* Stated problem *
Take each line containing the word "matplotlib" and copy it.

* Supplied material *
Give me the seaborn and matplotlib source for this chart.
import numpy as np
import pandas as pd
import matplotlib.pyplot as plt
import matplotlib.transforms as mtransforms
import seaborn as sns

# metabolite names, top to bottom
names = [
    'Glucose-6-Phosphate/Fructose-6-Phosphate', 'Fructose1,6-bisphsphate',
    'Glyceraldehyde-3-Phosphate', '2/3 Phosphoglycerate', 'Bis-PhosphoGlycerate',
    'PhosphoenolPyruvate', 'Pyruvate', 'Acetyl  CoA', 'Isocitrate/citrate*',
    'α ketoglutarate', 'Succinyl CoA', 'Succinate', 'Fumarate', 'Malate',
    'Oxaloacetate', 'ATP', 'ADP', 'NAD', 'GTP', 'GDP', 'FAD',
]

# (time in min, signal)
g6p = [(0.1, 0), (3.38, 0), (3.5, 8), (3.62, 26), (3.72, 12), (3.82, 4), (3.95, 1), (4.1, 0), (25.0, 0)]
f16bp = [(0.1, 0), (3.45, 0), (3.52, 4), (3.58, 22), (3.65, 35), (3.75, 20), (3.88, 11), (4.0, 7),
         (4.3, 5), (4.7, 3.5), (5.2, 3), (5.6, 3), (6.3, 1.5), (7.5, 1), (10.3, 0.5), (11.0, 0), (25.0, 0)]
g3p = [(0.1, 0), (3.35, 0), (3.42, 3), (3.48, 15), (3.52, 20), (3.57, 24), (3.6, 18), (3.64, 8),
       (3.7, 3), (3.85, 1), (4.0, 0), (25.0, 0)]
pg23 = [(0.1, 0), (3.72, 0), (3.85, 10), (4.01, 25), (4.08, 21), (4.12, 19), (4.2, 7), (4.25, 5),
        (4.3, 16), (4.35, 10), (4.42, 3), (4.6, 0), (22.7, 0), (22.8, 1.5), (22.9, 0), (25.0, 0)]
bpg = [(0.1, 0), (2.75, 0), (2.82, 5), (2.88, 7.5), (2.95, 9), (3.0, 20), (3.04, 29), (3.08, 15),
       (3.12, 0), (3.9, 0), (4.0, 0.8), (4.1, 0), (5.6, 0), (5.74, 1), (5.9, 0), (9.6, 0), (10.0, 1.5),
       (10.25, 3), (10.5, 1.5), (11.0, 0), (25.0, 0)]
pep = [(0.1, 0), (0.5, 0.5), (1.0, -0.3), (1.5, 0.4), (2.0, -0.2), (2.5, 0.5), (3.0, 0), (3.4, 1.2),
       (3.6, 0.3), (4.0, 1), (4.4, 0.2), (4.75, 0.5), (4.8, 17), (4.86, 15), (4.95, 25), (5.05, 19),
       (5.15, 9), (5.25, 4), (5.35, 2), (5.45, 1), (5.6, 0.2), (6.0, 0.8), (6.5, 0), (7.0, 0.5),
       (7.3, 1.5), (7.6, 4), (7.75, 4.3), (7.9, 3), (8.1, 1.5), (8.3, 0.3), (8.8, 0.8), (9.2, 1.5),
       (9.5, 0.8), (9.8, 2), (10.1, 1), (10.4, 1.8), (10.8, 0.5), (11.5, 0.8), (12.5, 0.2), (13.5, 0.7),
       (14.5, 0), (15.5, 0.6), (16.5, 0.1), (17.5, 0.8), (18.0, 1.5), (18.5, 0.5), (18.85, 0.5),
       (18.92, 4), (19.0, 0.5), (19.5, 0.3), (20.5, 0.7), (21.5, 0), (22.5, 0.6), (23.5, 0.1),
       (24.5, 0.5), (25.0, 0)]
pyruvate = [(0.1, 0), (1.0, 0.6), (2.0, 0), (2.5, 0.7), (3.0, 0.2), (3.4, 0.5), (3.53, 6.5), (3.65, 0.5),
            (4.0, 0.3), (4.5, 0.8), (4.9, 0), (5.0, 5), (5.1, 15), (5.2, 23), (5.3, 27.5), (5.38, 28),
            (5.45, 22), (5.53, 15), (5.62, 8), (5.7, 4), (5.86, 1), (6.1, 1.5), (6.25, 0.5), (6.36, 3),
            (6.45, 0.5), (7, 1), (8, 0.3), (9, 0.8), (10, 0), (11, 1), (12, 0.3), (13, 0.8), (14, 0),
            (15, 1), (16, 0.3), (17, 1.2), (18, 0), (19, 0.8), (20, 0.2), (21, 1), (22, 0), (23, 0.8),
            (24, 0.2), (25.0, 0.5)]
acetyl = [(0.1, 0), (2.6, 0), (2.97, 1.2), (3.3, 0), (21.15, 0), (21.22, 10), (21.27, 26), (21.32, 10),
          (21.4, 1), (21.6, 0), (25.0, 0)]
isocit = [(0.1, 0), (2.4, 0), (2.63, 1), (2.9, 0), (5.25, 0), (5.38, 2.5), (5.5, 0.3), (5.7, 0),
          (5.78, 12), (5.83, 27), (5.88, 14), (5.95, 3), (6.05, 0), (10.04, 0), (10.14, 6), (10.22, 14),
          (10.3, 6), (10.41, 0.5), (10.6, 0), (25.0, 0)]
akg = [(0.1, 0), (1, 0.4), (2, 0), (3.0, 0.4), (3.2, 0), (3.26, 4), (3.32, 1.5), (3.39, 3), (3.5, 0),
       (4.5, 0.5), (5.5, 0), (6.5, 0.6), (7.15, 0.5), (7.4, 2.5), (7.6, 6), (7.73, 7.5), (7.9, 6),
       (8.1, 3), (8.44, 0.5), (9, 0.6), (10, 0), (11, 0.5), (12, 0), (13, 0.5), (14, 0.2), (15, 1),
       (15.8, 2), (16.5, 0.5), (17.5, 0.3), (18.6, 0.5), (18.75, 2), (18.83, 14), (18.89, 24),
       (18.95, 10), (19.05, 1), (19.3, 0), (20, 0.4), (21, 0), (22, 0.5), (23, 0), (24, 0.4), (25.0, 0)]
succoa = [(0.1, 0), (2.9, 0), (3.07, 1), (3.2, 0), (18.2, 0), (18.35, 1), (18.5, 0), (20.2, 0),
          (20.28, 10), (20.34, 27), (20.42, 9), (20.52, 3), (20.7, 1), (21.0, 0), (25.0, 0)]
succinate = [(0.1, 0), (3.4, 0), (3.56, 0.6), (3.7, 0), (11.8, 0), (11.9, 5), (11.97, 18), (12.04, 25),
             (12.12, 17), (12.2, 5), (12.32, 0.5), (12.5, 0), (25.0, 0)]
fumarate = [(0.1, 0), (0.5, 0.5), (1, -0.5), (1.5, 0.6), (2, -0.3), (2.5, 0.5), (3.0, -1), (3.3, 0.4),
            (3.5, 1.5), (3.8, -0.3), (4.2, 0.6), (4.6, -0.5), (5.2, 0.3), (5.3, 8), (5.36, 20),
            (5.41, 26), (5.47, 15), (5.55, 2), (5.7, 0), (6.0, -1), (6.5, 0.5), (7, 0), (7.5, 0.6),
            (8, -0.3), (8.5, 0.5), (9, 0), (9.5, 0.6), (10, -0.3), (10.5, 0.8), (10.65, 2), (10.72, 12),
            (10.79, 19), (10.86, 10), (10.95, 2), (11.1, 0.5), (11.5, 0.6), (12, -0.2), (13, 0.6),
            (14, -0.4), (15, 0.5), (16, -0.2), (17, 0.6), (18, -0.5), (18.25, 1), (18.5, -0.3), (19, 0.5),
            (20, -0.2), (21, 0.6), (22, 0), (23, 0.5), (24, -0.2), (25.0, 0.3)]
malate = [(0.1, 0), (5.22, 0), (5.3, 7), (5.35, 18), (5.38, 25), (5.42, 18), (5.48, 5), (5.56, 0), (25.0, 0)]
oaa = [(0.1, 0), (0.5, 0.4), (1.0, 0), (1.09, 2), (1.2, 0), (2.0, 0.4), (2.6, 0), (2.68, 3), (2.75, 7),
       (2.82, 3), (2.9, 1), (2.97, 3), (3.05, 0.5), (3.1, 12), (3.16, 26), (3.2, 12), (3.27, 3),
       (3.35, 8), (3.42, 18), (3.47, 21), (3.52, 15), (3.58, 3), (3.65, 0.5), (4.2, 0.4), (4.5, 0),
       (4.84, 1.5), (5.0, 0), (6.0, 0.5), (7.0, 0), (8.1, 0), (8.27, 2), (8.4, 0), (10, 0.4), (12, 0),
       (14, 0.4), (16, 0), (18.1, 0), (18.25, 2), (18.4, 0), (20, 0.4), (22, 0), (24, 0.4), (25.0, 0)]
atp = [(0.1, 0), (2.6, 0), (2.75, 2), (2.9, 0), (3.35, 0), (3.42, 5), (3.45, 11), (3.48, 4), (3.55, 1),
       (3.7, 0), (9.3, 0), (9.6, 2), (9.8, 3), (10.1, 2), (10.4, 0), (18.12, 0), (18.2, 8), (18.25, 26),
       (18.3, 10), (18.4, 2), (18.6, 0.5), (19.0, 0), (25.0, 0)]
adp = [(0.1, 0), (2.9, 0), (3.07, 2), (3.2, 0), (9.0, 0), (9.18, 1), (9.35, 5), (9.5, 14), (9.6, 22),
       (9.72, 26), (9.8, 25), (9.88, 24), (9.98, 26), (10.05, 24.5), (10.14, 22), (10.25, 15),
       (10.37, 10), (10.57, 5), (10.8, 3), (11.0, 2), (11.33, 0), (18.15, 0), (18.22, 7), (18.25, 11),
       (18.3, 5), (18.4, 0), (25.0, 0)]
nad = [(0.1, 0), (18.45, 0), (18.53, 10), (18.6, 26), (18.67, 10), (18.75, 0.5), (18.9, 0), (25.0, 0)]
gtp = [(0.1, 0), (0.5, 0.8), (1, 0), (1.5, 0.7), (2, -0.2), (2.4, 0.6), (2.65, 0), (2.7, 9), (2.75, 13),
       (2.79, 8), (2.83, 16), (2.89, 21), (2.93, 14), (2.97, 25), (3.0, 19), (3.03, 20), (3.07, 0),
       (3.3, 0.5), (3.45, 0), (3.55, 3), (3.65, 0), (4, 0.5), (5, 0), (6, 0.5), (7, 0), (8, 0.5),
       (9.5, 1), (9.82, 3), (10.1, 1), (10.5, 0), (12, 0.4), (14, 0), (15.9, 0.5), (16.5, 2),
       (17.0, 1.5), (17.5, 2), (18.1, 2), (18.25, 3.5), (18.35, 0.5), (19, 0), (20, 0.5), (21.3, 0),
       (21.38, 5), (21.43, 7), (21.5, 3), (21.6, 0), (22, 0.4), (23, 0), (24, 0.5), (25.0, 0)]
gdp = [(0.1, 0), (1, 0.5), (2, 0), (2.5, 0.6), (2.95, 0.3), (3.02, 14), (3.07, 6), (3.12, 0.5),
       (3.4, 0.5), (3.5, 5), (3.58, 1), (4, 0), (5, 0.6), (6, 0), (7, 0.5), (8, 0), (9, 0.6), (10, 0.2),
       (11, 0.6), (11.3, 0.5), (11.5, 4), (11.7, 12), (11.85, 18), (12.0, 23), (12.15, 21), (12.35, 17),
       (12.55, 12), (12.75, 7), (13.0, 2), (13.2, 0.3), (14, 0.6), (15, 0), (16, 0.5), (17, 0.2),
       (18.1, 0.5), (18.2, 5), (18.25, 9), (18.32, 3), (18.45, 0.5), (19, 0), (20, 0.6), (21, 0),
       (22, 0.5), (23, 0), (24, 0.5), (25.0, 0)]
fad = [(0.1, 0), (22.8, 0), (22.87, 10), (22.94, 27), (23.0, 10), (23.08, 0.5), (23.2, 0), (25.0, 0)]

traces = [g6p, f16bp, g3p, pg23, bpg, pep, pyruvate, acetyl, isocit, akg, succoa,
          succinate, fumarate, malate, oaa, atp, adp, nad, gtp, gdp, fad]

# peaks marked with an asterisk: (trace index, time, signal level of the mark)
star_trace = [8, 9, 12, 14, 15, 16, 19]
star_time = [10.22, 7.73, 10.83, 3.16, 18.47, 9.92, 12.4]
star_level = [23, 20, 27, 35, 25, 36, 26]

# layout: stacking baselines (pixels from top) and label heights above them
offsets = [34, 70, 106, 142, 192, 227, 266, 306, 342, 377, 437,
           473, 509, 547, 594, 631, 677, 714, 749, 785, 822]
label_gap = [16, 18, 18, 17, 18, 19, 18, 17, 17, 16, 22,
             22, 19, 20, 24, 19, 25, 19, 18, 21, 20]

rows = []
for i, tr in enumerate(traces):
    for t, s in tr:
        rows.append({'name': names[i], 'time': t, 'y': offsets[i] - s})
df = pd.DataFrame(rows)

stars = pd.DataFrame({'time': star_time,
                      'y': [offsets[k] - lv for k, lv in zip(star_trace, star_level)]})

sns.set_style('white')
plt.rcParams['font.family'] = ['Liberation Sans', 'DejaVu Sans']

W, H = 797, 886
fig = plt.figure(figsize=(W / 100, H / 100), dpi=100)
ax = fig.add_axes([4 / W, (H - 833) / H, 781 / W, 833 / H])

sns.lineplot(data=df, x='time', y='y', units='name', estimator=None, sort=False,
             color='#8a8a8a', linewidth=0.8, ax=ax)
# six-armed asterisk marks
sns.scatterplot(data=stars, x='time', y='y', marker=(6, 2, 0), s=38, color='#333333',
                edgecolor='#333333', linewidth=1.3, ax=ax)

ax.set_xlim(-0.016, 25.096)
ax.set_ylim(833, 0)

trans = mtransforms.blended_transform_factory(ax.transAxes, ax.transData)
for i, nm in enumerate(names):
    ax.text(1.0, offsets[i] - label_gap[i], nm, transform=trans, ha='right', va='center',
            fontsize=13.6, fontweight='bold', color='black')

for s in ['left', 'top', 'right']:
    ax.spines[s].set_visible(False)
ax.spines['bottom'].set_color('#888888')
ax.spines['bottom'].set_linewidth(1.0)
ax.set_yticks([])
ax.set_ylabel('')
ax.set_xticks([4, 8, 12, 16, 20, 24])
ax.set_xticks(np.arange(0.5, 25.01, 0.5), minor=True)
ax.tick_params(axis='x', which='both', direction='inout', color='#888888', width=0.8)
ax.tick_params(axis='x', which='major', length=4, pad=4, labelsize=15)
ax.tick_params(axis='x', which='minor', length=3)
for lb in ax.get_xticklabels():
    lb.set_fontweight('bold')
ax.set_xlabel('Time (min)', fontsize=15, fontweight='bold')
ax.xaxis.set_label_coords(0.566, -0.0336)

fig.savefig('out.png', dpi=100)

* Task output *
Give me the seaborn and matplotlib source for this chart.
import matplotlib.pyplot as plt
import matplotlib.transforms as mtransforms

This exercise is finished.